The fact that more than 190 of the protestors are going to trial, when 95 percent of indictments in the US typically lead to plea agreements, is highly unusual and is a huge departure from normal legal proceedings. And by charging many of the protesters with conspiracy and refusing to offer most of them plea bargains, the government is trying to force protesters facing shocking prison terms into situations where they may have to testify against co-defendants, he told hosts Eugene Puryear and Sean Blackmon.
Menefee-Libbey called attempts to set the legal code against anti-government activists a form of political persecution aimed to suppress resistance, and the "legal twists and turns" the government has taken over the past 10 months when it comes to these protesters reveals the corruption within the US legal system, he said.
"On the inauguration, there were dozens of autonomous actions resisting the inauguration and protesting against the racist, sexist, homophobic, imperialist, money-grubbing a**hole that Donald Trump is. As part of that there was the anti-capitalist, anti-fascist march that was met with a lot of resistance from the DC Police Department," Menefee-Libbey explained.
"Over 230 people were kettled and arrested before and after being repeatedly exposed to chemical weapons," he added. After having tear gas canisters fired at them, more than 200 people were charged with felony rioting, which carries a maximum 10-year prison sentence. Some of the protesters are also facing felony conspiracy charges with prison sentences of up to 70 years. Although a superseding indictment resulted in charges being dropped for journalists or legal observers, many of the protesters have been charged with eight felonies each.
On November 1, a judge noted that two of the felonies that people were charged with do not actually exist as felonies in the criminal code, but were actually misdemeanors, reducing the sentence of those people from 51 years in prison to eight.
Two groups of seven defendants are to go to trial before the end of the year: one group on November 15, the other on December 11, he said. But even with those trials scheduled, the legal chicanery continues.
"At the trial readiness hearing for the December 11 trial, the prosecutor revealed that they had decided only to proceed with three misdemeanor counts rather than than the six felonies and two misdemeanors that everyone had traveled to DC to appear in court for. I think this sort of [change] attests to how wild the prosecutor's' legal theory is," Menefee-Libbey said. This development is very new, he added, and so far only applies to those seven defendants.

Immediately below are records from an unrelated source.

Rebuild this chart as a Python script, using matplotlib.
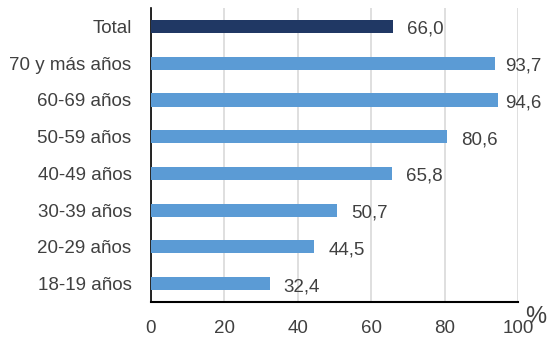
import matplotlib
matplotlib.use("Agg")
import matplotlib.pyplot as plt
import numpy as np

plt.rcParams['font.family'] = ['Liberation Sans', 'DejaVu Sans']

categories = ["Total", "70 y más años", "60-69 años", "50-59 años",
              "40-49 años", "30-39 años", "20-29 años", "18-19 años"]
values = [66.0, 93.7, 94.6, 80.6, 65.8, 50.7, 44.5, 32.4]
x_ticks = [0, 20, 40, 60, 80, 100]

dark = "#203864"
light = "#5B9BD5"
text_color = "#404040"

fig = plt.figure(figsize=(5.47, 3.37), dpi=100)
ax = fig.add_axes([0.276, 0.104, 0.671, 0.872])

y = np.arange(len(categories))[::-1]
colors = [dark] + [light] * (len(categories) - 1)
ax.barh(y, values, height=0.36, color=colors, zorder=3)

# labels sit outside the bar end, but get pushed back inside the chart area
label_limit = 106.3
for yi, v in zip(y, values):
    pos = v + 3.8
    if pos + 10.5 > label_limit:
        xpos, ha = label_limit, "right"
    else:
        xpos, ha = pos, "left"
    ax.text(xpos, yi - 0.08, f"{v:.1f}".replace(".", ","), va="center", ha=ha,
            fontsize=13.5, color=text_color, clip_on=False, zorder=4)

ax.set_xlim(0, 100)
ax.set_ylim(-0.5, len(categories) - 0.5)
ax.set_xticks(x_ticks)
ax.set_xticklabels([str(t) for t in x_ticks], fontsize=13.5, color=text_color)
ax.set_yticks(y)
ax.set_yticklabels(categories, fontsize=13.5, color=text_color)
ax.tick_params(axis="x", length=0, pad=13)
ax.tick_params(axis="y", length=0, pad=14)
ax.grid(axis="x", color="#D9D9D9", linewidth=1.2, zorder=0)
for s in ["top", "right"]:
    ax.spines[s].set_visible(False)
ax.spines["left"].set_color("black")
ax.spines["bottom"].set_color("black")
ax.spines["left"].set_linewidth(1.2)
ax.spines["bottom"].set_linewidth(1.5)

fig.text(0.998, 0.027, "%", fontsize=17, color=text_color, ha="right", va="bottom")

fig.savefig("out.png", dpi=100)
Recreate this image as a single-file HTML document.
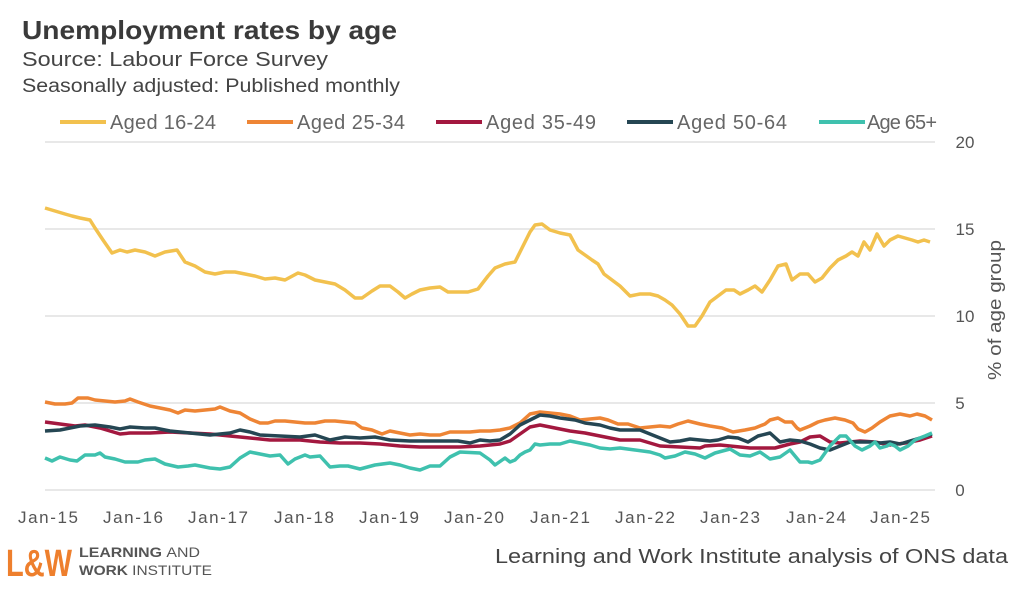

Protesters are accused of throwing objects at people and businesses, and during the protests, some vehicles and storefronts were damaged. The property damage to the city has been assessed at north of $100,000 dollars. The DC police have been accused by protesters of kettling them, forcing individuals, including legal observers and journalists, into enclosed areas and making mass arrests, as well as assaults on protesters in custody.